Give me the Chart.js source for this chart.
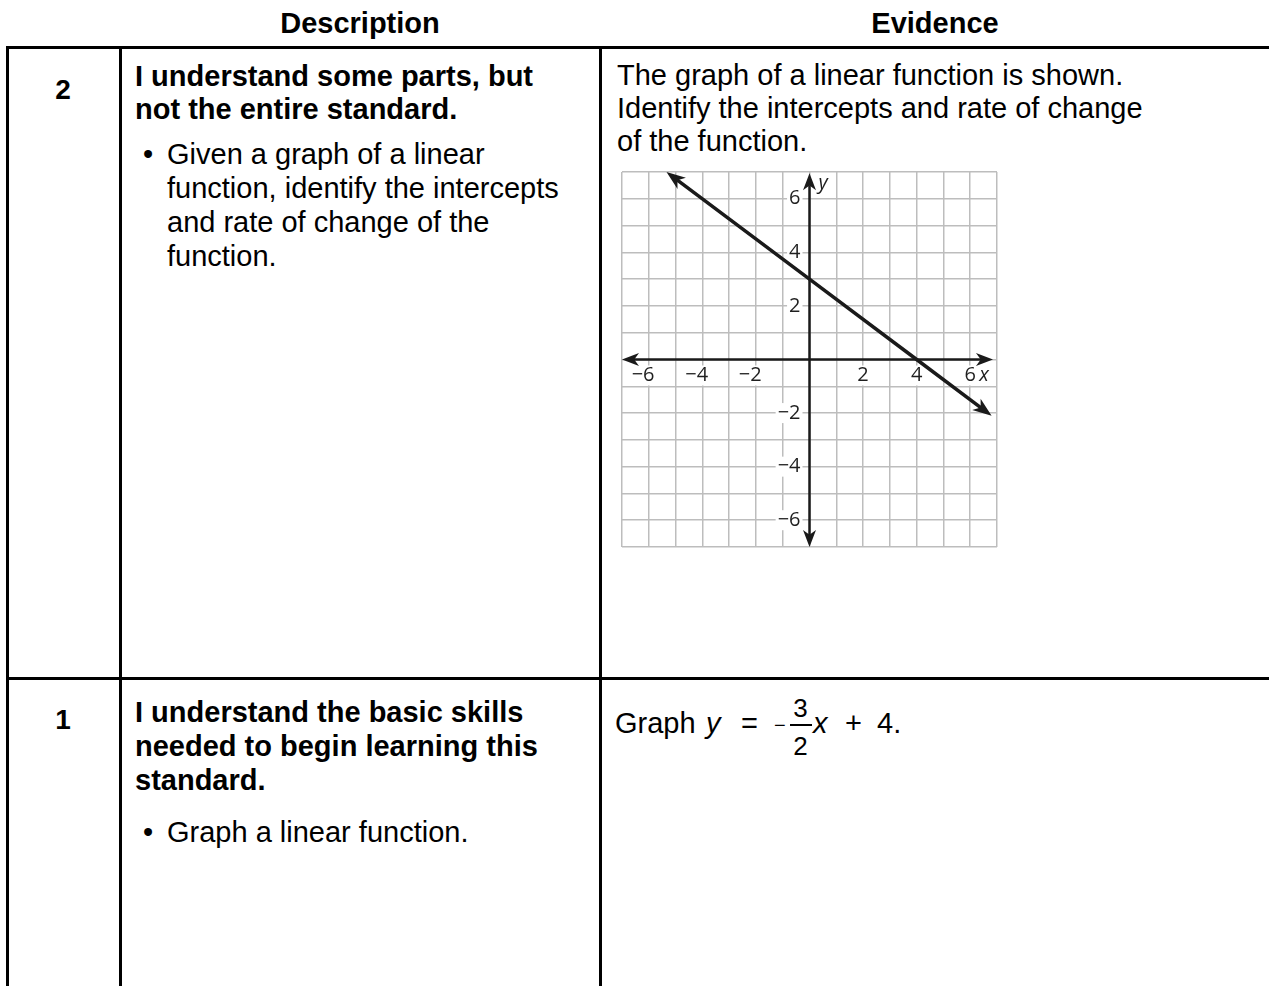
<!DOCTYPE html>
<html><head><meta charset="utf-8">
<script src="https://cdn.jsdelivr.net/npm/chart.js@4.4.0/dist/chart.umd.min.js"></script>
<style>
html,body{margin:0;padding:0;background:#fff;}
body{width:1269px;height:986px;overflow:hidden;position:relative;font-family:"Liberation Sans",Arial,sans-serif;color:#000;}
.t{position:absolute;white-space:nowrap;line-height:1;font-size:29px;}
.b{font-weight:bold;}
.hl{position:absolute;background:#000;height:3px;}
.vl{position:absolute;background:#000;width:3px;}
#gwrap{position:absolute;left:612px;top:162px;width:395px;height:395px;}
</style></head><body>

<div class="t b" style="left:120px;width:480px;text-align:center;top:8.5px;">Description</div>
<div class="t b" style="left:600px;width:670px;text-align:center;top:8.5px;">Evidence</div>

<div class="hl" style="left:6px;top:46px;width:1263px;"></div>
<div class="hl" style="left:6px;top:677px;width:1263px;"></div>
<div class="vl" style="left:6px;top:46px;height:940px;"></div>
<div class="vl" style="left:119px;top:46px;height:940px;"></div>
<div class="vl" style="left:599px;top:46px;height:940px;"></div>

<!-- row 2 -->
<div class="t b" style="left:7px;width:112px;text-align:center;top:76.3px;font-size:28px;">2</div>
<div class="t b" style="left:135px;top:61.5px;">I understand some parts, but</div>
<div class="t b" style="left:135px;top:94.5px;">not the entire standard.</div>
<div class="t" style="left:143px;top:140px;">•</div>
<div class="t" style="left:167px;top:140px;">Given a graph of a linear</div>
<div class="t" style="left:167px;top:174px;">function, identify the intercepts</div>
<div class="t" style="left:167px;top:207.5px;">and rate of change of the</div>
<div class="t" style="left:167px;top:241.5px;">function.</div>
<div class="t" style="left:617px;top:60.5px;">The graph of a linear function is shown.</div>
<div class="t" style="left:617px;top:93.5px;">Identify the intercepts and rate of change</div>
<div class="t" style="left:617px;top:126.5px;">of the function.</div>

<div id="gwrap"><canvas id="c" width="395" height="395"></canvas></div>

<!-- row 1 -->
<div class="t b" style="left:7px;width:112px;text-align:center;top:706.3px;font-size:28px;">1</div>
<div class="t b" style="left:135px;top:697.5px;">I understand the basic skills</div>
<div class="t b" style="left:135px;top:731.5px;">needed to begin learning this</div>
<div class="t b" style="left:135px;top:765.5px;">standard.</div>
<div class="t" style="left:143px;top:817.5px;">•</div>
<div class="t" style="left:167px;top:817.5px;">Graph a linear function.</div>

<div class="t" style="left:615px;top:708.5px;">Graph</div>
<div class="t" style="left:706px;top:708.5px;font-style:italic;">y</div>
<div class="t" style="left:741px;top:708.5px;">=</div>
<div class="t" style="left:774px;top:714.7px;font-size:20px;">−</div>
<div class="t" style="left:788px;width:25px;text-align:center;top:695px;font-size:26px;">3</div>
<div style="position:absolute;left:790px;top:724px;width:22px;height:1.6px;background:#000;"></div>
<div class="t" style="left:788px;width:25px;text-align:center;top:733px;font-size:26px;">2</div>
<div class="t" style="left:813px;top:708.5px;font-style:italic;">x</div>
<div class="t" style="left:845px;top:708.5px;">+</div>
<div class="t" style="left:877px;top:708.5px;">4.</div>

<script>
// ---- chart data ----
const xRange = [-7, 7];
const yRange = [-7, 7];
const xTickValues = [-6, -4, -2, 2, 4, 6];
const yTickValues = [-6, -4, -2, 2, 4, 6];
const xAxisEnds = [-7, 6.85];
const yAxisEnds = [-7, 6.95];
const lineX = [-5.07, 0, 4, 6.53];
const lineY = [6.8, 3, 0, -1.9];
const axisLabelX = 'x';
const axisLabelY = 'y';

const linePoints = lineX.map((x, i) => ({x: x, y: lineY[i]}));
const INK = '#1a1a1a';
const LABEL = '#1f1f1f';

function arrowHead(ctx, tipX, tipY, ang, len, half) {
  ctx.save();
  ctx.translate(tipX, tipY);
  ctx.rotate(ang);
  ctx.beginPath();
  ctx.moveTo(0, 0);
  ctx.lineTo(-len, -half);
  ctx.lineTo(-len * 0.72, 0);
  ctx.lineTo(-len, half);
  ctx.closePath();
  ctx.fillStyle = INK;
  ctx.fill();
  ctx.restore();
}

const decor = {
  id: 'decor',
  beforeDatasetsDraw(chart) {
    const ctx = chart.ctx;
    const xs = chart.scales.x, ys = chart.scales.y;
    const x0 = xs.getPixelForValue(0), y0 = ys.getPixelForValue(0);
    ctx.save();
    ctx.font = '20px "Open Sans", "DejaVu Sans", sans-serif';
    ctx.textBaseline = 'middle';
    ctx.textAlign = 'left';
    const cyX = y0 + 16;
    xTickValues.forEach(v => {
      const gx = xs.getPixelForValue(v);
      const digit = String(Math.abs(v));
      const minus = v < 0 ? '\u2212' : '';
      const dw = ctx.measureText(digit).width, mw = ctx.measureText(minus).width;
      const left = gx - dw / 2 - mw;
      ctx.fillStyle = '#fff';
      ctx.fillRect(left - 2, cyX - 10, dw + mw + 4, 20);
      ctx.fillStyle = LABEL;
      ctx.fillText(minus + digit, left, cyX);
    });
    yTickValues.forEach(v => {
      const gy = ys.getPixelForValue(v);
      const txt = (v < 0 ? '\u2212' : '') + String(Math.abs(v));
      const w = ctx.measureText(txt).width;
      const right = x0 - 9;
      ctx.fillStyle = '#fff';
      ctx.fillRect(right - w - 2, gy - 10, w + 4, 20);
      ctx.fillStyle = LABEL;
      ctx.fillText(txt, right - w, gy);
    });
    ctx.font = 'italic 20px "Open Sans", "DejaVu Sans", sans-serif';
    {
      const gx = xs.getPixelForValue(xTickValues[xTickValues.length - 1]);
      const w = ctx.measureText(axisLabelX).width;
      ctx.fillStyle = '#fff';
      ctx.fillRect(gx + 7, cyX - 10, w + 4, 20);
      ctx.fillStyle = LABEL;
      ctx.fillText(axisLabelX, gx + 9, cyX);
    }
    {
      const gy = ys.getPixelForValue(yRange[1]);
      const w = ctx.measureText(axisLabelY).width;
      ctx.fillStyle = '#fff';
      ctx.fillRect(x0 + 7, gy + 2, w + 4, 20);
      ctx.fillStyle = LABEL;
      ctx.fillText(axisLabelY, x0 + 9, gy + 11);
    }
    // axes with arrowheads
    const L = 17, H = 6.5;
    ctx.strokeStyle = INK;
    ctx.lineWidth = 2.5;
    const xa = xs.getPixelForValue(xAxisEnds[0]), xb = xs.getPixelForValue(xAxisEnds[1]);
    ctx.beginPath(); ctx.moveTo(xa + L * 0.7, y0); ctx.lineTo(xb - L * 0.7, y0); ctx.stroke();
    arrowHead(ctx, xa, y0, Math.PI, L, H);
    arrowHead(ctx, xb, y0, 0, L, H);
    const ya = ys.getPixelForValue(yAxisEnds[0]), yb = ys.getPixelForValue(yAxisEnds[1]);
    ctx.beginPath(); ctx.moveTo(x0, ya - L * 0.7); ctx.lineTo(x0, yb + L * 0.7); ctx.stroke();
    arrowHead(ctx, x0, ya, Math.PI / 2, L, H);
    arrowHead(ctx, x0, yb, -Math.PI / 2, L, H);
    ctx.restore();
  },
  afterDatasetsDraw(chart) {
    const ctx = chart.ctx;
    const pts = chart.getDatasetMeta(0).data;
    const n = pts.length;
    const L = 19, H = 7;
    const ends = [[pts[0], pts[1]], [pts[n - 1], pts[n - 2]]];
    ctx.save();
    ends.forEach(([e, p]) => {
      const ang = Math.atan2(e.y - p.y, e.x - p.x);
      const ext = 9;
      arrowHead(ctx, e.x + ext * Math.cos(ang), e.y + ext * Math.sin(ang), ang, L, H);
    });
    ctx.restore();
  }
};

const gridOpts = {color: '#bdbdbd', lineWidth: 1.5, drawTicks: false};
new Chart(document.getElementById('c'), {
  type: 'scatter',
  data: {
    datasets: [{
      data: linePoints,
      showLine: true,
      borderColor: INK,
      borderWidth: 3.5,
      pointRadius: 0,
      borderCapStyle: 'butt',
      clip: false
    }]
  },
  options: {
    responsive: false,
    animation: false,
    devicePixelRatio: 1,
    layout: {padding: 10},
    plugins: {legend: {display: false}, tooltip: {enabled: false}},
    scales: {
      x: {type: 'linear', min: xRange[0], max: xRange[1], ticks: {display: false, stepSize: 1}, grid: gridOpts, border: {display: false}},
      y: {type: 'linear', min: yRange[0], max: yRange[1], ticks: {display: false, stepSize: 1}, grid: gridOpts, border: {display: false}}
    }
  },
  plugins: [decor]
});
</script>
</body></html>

### Exercise
Write out exactly the opening lines of the data, stopping after the line that holds "</style></head><body>". Exclude pictures.

### Complete response
Give me the Chart.js source for this chart.
<!DOCTYPE html>
<html><head><meta charset="utf-8">
<script src="https://cdn.jsdelivr.net/npm/chart.js@4.4.0/dist/chart.umd.min.js"></script>
<style>
html,body{margin:0;padding:0;background:#fff;}
body{width:1269px;height:986px;overflow:hidden;position:relative;font-family:"Liberation Sans",Arial,sans-serif;color:#000;}
.t{position:absolute;white-space:nowrap;line-height:1;font-size:29px;}
.b{font-weight:bold;}
.hl{position:absolute;background:#000;height:3px;}
.vl{position:absolute;background:#000;width:3px;}
#gwrap{position:absolute;left:612px;top:162px;width:395px;height:395px;}
</style></head><body>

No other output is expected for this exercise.